Universal Coal Development III, a joint venture between Universal Coal and Energy Holding South Africa (50.29%) and Unity Rocks Mining (49.7%), holds the right to mine and operate the project.
Brakfontein is Universal Coal’s third project in South Africa and is located 20km away from its Kangala mine, which produces more than 50% of the country’s export and domestic coal.
The pre-feasibility study (PFS) for the project was completed in 2014 and is currently being updated. The project received a water use license in September 2016. The Mining Right and Environmental Authorisation has already been approved and the project is set for the beginning of development.
The project is estimated to have a mine life of eight years and will produce 1.2 million tonnes (Mt) of coal per year during phase one of the development.
Production at the mine is expected to begin in late 2016.
The Brakfontein mine is located in the Karoo Basin, which was formed between the late Carboniferous and Middle Jurassic periods with layers of Dwyka, Ecca and Beaufort groups and consecutive layers of the Molteno, Elliot, Clarens and Drakensburg formation.
The mine area comprises 40m-100m thick successive layers of sandstone, shale and coal. The coal-bearing Ecca group has been sub-divided into three different formations including Pietermaritzburg, Vryheid and Volksrust.
The mine is estimated to hold mineral resource of 75.8Mt, including 9.1Mt of proven ore reserve. It has a total of 31.7Mt of measured resources, 39.4Mt of indicated resources, and 4.7Mt of inferred resources.
The thermal coal produced from the mine will be sold to South African domestic power utility, Eskom.
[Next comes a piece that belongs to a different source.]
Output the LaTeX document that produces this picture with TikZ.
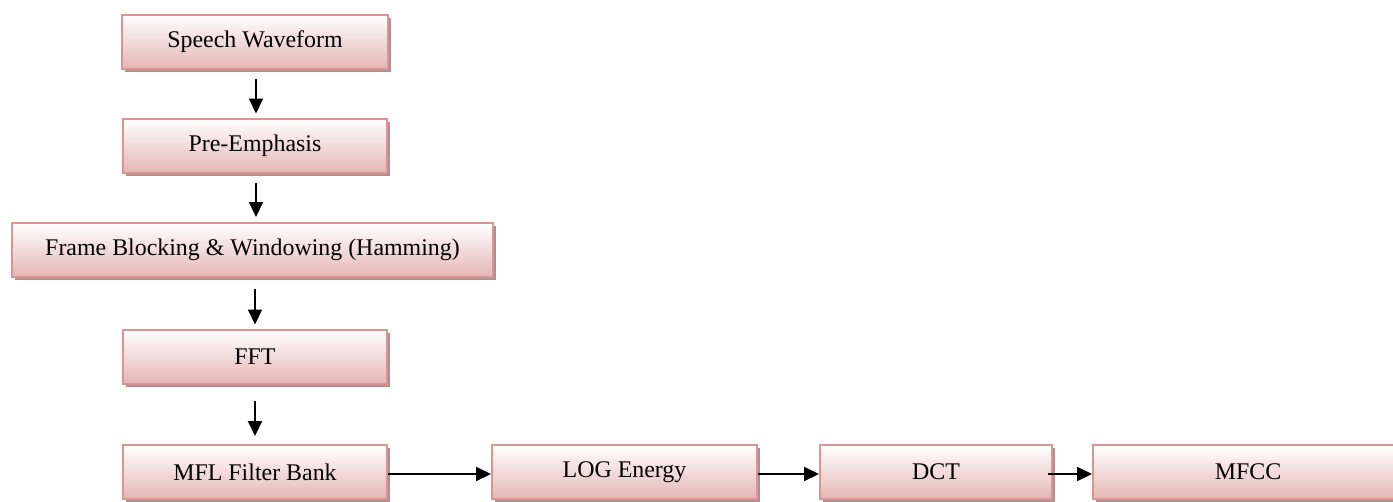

The open-pit project will be mined using conventional truck and shovel methods, along with some bulk dozer push methods. Load and haul surface strip mining will be adopted for the northern open cast block of the mine.
The mined ore will be loaded and transported by conventional truck and backhoe excavator fleet, which includes four 100t excavators, 16 40t dump trucks, and two D10 dozers.
Before treating the raw coal at the processing plant, contaminants such as shale or stone will be added for dilution.
A processing plant, with a capacity to treat 100,000t of run-of-mine (ROM) coal a month, will crush and screen the diluted coal. Existing processing infrastructure available at the Kangala mine may also be used for the development of the mine.
Infrastructure required for operations at the mine will include box cut roads for transport, water management system with pumps, pipelines, storm water drains, pollution control dam, weighbridges, fencing, fuel depot, lighting, offices and maintenance workshops, coal stockpiles and waste yards.
Resources such as water, power and road infrastructure are available close to the project location. The facilities will be further developed to improve operations.
The environmental impact assessment (EIA) study conducted during the pre-feasibility study was done by Digby Wells and Associates.